2. Enjoy lazy gardening
Leaving areas overgrown or filled with leaves gives insects, amphibians and small animals a quiet and cosy place to hide during colder months. Leave borders/ herbaceous plants intact with seed heads - many insects overwinter in hollow stems.
3. Notice what's nearby
We discovered more local walks during lockdown. There's plenty of wildlife to spot, particularly in urban parks and local paths - from ducks to deer. If feeding ducks, avoid bread and instead try sweetcorn, porridge oats, defrosted frozen peas and bird seed.
4. Volunteer time for nature
One of the best things to do for nature, and have fun along the way, is volunteering. From counting squirrels to building paths and planting trees, there's a huge range of things to do, whilst meeting new friends, gaining work experience and getting outdoors.Take a look at our list of environmental volunteering organisations or search on the Volunteer Scotland website.
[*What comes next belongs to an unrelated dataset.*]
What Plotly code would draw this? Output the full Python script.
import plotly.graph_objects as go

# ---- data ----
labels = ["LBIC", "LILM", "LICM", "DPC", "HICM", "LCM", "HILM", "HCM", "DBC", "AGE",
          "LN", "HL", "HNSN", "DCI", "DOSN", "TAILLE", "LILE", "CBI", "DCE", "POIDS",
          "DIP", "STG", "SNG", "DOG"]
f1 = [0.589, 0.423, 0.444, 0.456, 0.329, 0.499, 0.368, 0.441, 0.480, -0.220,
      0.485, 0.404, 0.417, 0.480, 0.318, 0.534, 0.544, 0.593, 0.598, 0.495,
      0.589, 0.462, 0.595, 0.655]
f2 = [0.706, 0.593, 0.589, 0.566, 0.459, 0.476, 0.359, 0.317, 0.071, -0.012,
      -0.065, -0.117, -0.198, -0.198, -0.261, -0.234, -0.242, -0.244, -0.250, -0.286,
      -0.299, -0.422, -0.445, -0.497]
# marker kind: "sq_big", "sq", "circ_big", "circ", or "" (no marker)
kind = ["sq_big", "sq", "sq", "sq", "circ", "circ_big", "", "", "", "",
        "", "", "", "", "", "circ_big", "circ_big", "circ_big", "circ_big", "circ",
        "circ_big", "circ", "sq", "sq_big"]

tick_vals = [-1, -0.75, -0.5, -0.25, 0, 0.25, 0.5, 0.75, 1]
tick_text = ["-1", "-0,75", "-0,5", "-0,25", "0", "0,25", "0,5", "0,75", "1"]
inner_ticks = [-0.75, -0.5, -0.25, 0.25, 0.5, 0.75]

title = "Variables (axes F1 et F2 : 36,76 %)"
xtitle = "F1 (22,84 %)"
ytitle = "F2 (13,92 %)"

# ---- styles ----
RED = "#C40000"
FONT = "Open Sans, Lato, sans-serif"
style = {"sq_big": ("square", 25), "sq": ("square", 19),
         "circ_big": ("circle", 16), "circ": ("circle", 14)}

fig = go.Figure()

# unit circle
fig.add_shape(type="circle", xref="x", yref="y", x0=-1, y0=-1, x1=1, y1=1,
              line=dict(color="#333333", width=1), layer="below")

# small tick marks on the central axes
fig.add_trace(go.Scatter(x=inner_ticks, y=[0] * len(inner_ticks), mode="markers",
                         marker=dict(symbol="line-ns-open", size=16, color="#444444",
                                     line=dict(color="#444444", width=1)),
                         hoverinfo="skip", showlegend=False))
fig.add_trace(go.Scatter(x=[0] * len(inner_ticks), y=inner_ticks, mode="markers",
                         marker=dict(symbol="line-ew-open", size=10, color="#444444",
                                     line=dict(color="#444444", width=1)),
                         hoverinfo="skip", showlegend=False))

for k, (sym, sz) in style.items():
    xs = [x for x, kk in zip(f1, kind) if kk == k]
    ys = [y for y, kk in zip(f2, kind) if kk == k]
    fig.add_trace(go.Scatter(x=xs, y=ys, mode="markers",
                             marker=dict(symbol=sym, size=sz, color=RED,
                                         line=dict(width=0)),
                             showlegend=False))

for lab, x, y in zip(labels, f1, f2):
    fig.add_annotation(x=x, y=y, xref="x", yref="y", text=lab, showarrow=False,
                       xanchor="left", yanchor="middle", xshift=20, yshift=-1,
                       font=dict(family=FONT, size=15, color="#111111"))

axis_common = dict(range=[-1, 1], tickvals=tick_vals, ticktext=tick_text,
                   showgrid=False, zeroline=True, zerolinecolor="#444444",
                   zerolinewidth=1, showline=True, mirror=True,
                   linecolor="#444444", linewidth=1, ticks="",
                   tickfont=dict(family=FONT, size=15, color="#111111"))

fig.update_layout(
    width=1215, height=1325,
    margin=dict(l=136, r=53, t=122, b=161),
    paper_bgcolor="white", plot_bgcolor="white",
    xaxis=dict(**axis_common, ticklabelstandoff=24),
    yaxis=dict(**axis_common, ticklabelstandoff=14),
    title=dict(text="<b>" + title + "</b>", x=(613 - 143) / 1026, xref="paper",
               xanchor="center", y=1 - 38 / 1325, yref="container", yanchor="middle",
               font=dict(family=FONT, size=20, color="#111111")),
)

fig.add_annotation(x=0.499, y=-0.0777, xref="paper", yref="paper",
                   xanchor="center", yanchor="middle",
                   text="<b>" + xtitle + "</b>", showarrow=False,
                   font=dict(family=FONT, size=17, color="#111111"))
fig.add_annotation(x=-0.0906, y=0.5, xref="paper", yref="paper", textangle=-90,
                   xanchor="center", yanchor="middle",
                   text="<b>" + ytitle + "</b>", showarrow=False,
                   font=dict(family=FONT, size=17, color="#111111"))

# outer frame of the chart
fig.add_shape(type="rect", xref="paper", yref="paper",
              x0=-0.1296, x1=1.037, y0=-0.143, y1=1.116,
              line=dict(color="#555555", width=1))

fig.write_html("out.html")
5. Help our feathered friends
Erect bird houses and feeders, clean out existing ones and keep feeders topped up. Other animals and insects also use the houses for shelter. Create a regular feeding schedule, and remember to provide water. To attract a range of birds try putting out sunflower hearts, quality peanuts, nyjer seed, and/or high-energy seed mixes. Fat balls are a great energy source during winter.
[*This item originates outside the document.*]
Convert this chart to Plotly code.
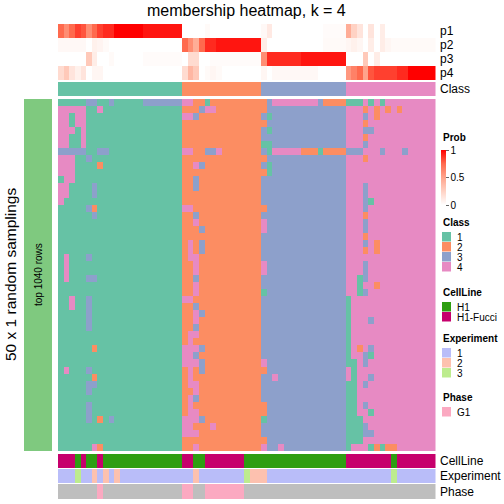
import plotly.graph_objects as go

W = H = 504

# ---------------- data ----------------
n_cols = 67
classes = [1]*22 + [2]*14 + [3]*15 + [4]*16

p1 = [.75,.6,.75,.85,.8,.6,.75,.85,.9,.9,1,1,1,1,1,.95,.95,.95,.95,.95,.95,.95,
      0,0,0,0,.03,0,0,0,0,0,0,0,0,0,
      .04,.12,0,0,0,0,0,0,0,0,0,.02,.02,.02,.02,
      .45,.25,.15,0,.15,0,.1,0,0,0,0,0,0,0,0,0]
p2 = [.04,.04,.04,.04,.04,0,.08,.06,.03,0,0,0,0,0,0,0,0,0,0,0,0,0,
      .75,.6,.45,.75,.9,.9,.95,.95,.95,.95,.95,.95,.95,.95,
      .1,0,0,0,0,0,0,0,0,0,0,.03,.03,.03,.03,
      .05,.08,.05,0,.1,0,.1,.05,.03,.03,.03,.03,.03,.03,.03,.03]
p3 = [0,0,0,0,0,.3,.1,0,0,.03,0,0,0,0,0,.02,.02,.02,.02,.02,.02,.02,
      0,.2,.2,0,0,.02,.02,.02,.02,.02,.02,.02,.02,.02,
      .6,.9,.9,.9,.9,.9,.9,.95,.95,.95,.95,.95,.95,.95,.95,
      0,0,0,.3,0,.1,0,0,0,0,0,0,0,0,0,0]
p4 = [.2,.3,.15,.08,.15,0,.05,.05,0,0,0,0,0,0,0,0,0,0,0,0,0,0,
      .2,.4,.3,0,.03,.05,.03,0,0,0,0,0,0,0,
      .05,0,.04,.04,.04,.04,.04,.04,.04,.04,0,0,0,0,0,
      .55,.65,.75,.5,.8,.85,.85,.85,.85,.9,.9,1,1,1,1,1]

# membership of each sampling (rows) per sample (columns)
membership_rows = [
    "1111133113111113333333" "44221222222222" "234444444432222" "1114141444444444",
    "4444411411111111111111" "22234422222222" "233333333333333" "4442424242444444",
    "4414411111111111111111" "44322222222222" "313333333333333" "4443424444444444",
    "4414411111111111111111" "22222222222222" "233333333333333" "4442444444444444",
    "4441411111111111111111" "22222222222222" "313333333333333" "4443344444444444",
    "4411411111111111111111" "22222222222222" "333333333333333" "4442444444444444",
    "4411411111111111111111" "22222222222222" "113333333333333" "4443444444444444",
    "3333311331111111111111" "44223342222222" "314444422212222" "3334443444344444",
    "4441131111111111111111" "22222222222222" "233333333333333" "4442444444444444",
    "4441111211111111111111" "22432222222222" "313333333333333" "4444444444444444",
    "4441111111111111111111" "22222222222222" "213333333333333" "4444444444444444",
    "1441111111111111111111" "22322222222222" "333333333333333" "4444444444444444",
    "4411113111111111111111" "22322222222222" "333333333333333" "4443444444444444",
    "4411113111111111111111" "22222222222222" "333333333333333" "4443444444444444",
    "4111111111111111111111" "22222222222222" "333333333333333" "4443144444444444",
    "1111132111111111111111" "44222222222222" "233333333333333" "4443444444444444",
    "1111113111111111111111" "22322222222222" "333333333333333" "4442444444444444",
    "1111111111111111111111" "22422222222222" "433333333333333" "4443444444444444",
    "1111111111111111111111" "22232222222222" "433333333333333" "4443444444444444",
    "1111111111111111111111" "22222222222222" "333333333333333" "4442444444444444",
    "1111111111111111111111" "24232222222222" "333333333333333" "4443424444444444",
    "1111111111111111111111" "24232222222222" "333333333333333" "4442424444444444",
    "1411131111111111111111" "24422222222222" "333333333333333" "4444444444444444",
    "1411111111111111111111" "22422222222222" "433333333333333" "4443444444444444",
    "1411111111111111111111" "22422222222222" "433333333333333" "4443444444444444",
    "1411133111111111111111" "22322222222222" "333333333333333" "4413444444444444",
    "1111111111111111111111" "22422222222222" "333333333333333" "4414424444444444",
    "1111111111111111111111" "22422222222222" "133333333333333" "4413444444444444",
    "1141131111111111111111" "44222222222222" "333333333333333" "1444444444444444",
    "1141131111111111111111" "22322222222222" "333333333333333" "1444444444444444",
    "1111131111111111111111" "22432222222222" "333333333333333" "1444444444444444",
    "1111131111111111111111" "22422222222222" "333333333333333" "1444344444444444",
    "1111131111111111111111" "22322222222222" "333333333333333" "1444444444444444",
    "1111111111111111111111" "24422222222222" "333333333333333" "1444444444444444",
    "1111111111111111111111" "24222222222222" "333333333333333" "1444444444444444",
    "1111112111111111111111" "44432222222222" "333333333333333" "1424344444444444",
    "1111111111111111111111" "44322222222222" "333333333333333" "1443144444444444",
    "1111111111111111111111" "44432222222222" "433333333333333" "1143444444444444",
    "1411131111111111111111" "24232222222222" "233333333333333" "4144444444444444",
    "1111112111111111111111" "24222222222222" "334333333333333" "4144344444444444",
    "1111133111111111111111" "24422222222222" "333333333333333" "1143444444444444",
    "1111131111111111111111" "22422222222222" "333333333333333" "1144444444444444",
    "1111111111111111111111" "24322222222222" "333333333333333" "1144444444444444",
    "1111131111111111111111" "24222222222222" "233333333333333" "1143444444444444",
    "1111131111111111111111" "24422222222222" "233333333333333" "1144144444444444",
    "1111131213111111111111" "44432222222222" "133333333333333" "1114444444444444",
    "1111111111111111111111" "44222422222222" "333333333333333" "1113444444444444",
    "1111111111111111111111" "44422222222222" "333333333333333" "1113344444444444",
    "1111111111111111111111" "22222222222222" "233333333333333" "1114444444444444",
    "1111114211111111111111" "22422222222222" "433433333333333" "1444121224444444",
]

# CellLine: 0 = H1, 1 = H1-Fucci
cellline = [1,1,1,0,1,0,0,1] + [0]*14 + [1,1,0,0] + [1]*7 + [0]*18 + [1]*8 + [0] + [1]*7
# Experiment: 1, 2, 3
experiment = [1,1,1,3,1,1,2,1,2,1,2] + [1]*13 + [2] + [1]*8 + [3,2,2,2] + [1]*22 + [3] + [1]*7
# Phase: 0 = NA, 1 = G1
phase = [0]*7 + [1] + [0]*14 + [1,1,0,0] + [1]*7 + [0]*34

class_labels = ["1", "2", "3", "4"]
cellline_labels = ["H1", "H1-Fucci"]
experiment_labels = ["1", "2", "3"]
phase_labels = ["G1"]

# ---------------- styles ----------------
class_colors = ["#66C2A5", "#FC8D62", "#8DA0CB", "#E78AC3"]
cellline_colors = ["#2E9E12", "#C6006C"]
experiment_colors = ["#B9BDF9", "#FDC1AF", "#BDEC8E"]
phase_colors = ["#BEBEBE", "#FBA9C1"]
prob_scale = [[0, "#FFFFFF"], [0.25, "#FFD2C4"], [0.5, "#FFA48C"], [0.75, "#FF6A4E"], [1, "#FF0000"]]
FONT = "Liberation Sans, Arial, Helvetica, sans-serif"


def discrete_scale(colors):
    n = len(colors)
    sc = []
    for i, c in enumerate(colors):
        sc.append([i / n, c])
        sc.append([(i + 1) / n, c])
    return sc


def px(x):
    return x / W


def py(y):
    return 1 - y / H


membership = [[int(ch) for ch in row] for row in membership_rows]
cols = list(range(n_cols))

fig = go.Figure()

# probability rows
fig.add_trace(go.Heatmap(
    z=[p1, p2, p3, p4], x=cols, y=[0, 1, 2, 3], xaxis="x", yaxis="y2",
    colorscale=prob_scale, zmin=0, zmax=1, hoverinfo="skip",
    colorbar=dict(x=px(441), xanchor="left", y=py(150), yanchor="top",
                  len=55, lenmode="pixels", thickness=5, thicknessmode="pixels",
                  xpad=0, ypad=0, outlinewidth=0,
                  tickvals=[0, 0.5, 1], ticktext=["0", "0.5", "1"],
                  ticks="outside", ticklen=3, tickcolor="#666",
                  tickfont=dict(size=10, family=FONT, color="#000")),
))
# class annotation (top)
fig.add_trace(go.Heatmap(
    z=[classes], x=cols, y=[0], xaxis="x", yaxis="y3",
    colorscale=discrete_scale(class_colors), zmin=0.5, zmax=4.5, showscale=False, hoverinfo="skip"))
# main membership heatmap
fig.add_trace(go.Heatmap(
    z=membership, x=cols, y=list(range(len(membership))), xaxis="x", yaxis="y",
    colorscale=discrete_scale(class_colors), zmin=0.5, zmax=4.5, showscale=False, hoverinfo="skip"))
# bottom annotations
fig.add_trace(go.Heatmap(
    z=[cellline], x=cols, y=[0], xaxis="x", yaxis="y4",
    colorscale=discrete_scale(cellline_colors), zmin=-0.5, zmax=1.5, showscale=False, hoverinfo="skip"))
fig.add_trace(go.Heatmap(
    z=[experiment], x=cols, y=[0], xaxis="x", yaxis="y5",
    colorscale=discrete_scale(experiment_colors), zmin=0.5, zmax=3.5, showscale=False, hoverinfo="skip"))
fig.add_trace(go.Heatmap(
    z=[phase], x=cols, y=[0], xaxis="x", yaxis="y6",
    colorscale=discrete_scale(phase_colors), zmin=-0.5, zmax=1.5, showscale=False, hoverinfo="skip"))

hid = dict(visible=False, fixedrange=True)
fig.update_layout(
    width=W, height=H, margin=dict(l=0, r=0, t=0, b=0),
    paper_bgcolor="white", plot_bgcolor="white", showlegend=False,
    font=dict(family=FONT, size=12, color="#000"),
    xaxis=dict(domain=[px(58), px(435.5)], range=[-0.5, n_cols - 0.5], anchor="y", **hid),
    yaxis=dict(domain=[py(451), py(99)], range=[len(membership) - 0.5, -0.5], **hid),
    yaxis2=dict(domain=[py(80), py(24)], range=[3.5, -0.5], anchor="x", **hid),
    yaxis3=dict(domain=[py(96), py(82)], range=[0.5, -0.5], anchor="x", **hid),
    yaxis4=dict(domain=[py(468), py(454)], range=[0.5, -0.5], anchor="x", **hid),
    yaxis5=dict(domain=[py(483), py(469)], range=[0.5, -0.5], anchor="x", **hid),
    yaxis6=dict(domain=[py(499), py(484)], range=[0.5, -0.5], anchor="x", **hid),
)

shapes = []
ann = []


def text(x, y, s, size=12, bold=False, xanchor="left", angle=0):
    ann.append(dict(x=px(x), y=py(y), xref="paper", yref="paper", text=("<b>%s</b>" % s) if bold else s,
                    showarrow=False, xanchor=xanchor, yanchor="middle", textangle=angle,
                    font=dict(size=size, family=FONT, color="#000")))


# title
text(246.5, 10, "membership heatmap, k = 4", size=16, xanchor="center")
# row labels right
for lab, yc in [("p1", 31), ("p2", 45), ("p3", 59), ("p4", 73), ("Class", 89),
                ("CellLine", 461), ("Experiment", 476), ("Phase", 491.5)]:
    text(438, yc, lab, size=12)

# left bar
shapes.append(dict(type="rect", xref="paper", yref="paper", x0=px(24), x1=px(52), y0=py(451), y1=py(99),
                   fillcolor="#7FC97F", line=dict(width=0)))
text(38, 275, "top 1040 rows", size=10, xanchor="center", angle=-90)
text(10, 275, "50 x 1 random samplings", size=15.5, xanchor="center", angle=-90)

# legends
text(441, 137.5, "Prob", size=10, bold=True)


def legend_block(title, ytitle, labels, colors):
    text(441, ytitle, title, size=10, bold=True)
    y0 = ytitle + 10
    for lab, col in zip(labels, colors):
        shapes.append(dict(type="rect", xref="paper", yref="paper", x0=px(442), x1=px(451),
                           y0=py(y0 + 9.5), y1=py(y0), fillcolor=col, line=dict(width=0)))
        text(455, y0 + 5, lab, size=10)
        y0 += 10


legend_block("Class", 222, class_labels, class_colors)
legend_block("CellLine", 292, cellline_labels, cellline_colors)
legend_block("Experiment", 338, experiment_labels, experiment_colors)
legend_block("Phase", 397, phase_labels, phase_colors[1:])

fig.update_layout(shapes=shapes, annotations=ann)
fig.write_html("out.html", config={"displayModeBar": False},
               post_script="document.body.style.margin='0';document.body.style.padding='0';")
6. Provide water for wildlife
Garden ponds are a great water source for wildlife but when temperatures drop a prolonged freeze can mean problems for fish and hibernating frogs and newts. Gently crack the ice with a stick to make a hole, or float a ball in the water to stop it freezing. A pond needn't be a large outlay, even using an old washing up bowl of water or a deep saucer of water on a windowsill can help.
7. Keep a lookout
Submit sightings of birds, animals, plants and more, or report any invasive non native species. It's easy and fun - plus many surveys can be done via your smart phone. You really can make a difference.
8. Take action now
Following our tips helps nature, both immediately and in the future. Spending time in nature means you're more likely to care for and respect nature, thereby helping fight nature loss and climate change.
9. Learn outdoors
We all learn outdoors no matter what our age. Spot frosty patterns on leaves and spider webs, download plant or bird ID apps, or simply listen to bird song or really notice in the seasonal changes.
10. Enjoy the benefits
We de-stress, feel energised, and improve our physical health when outdoors. Keep consistent - arrange regular walks with a friend, set a motivational alarm or head out at lunchtime to enjoy daylight.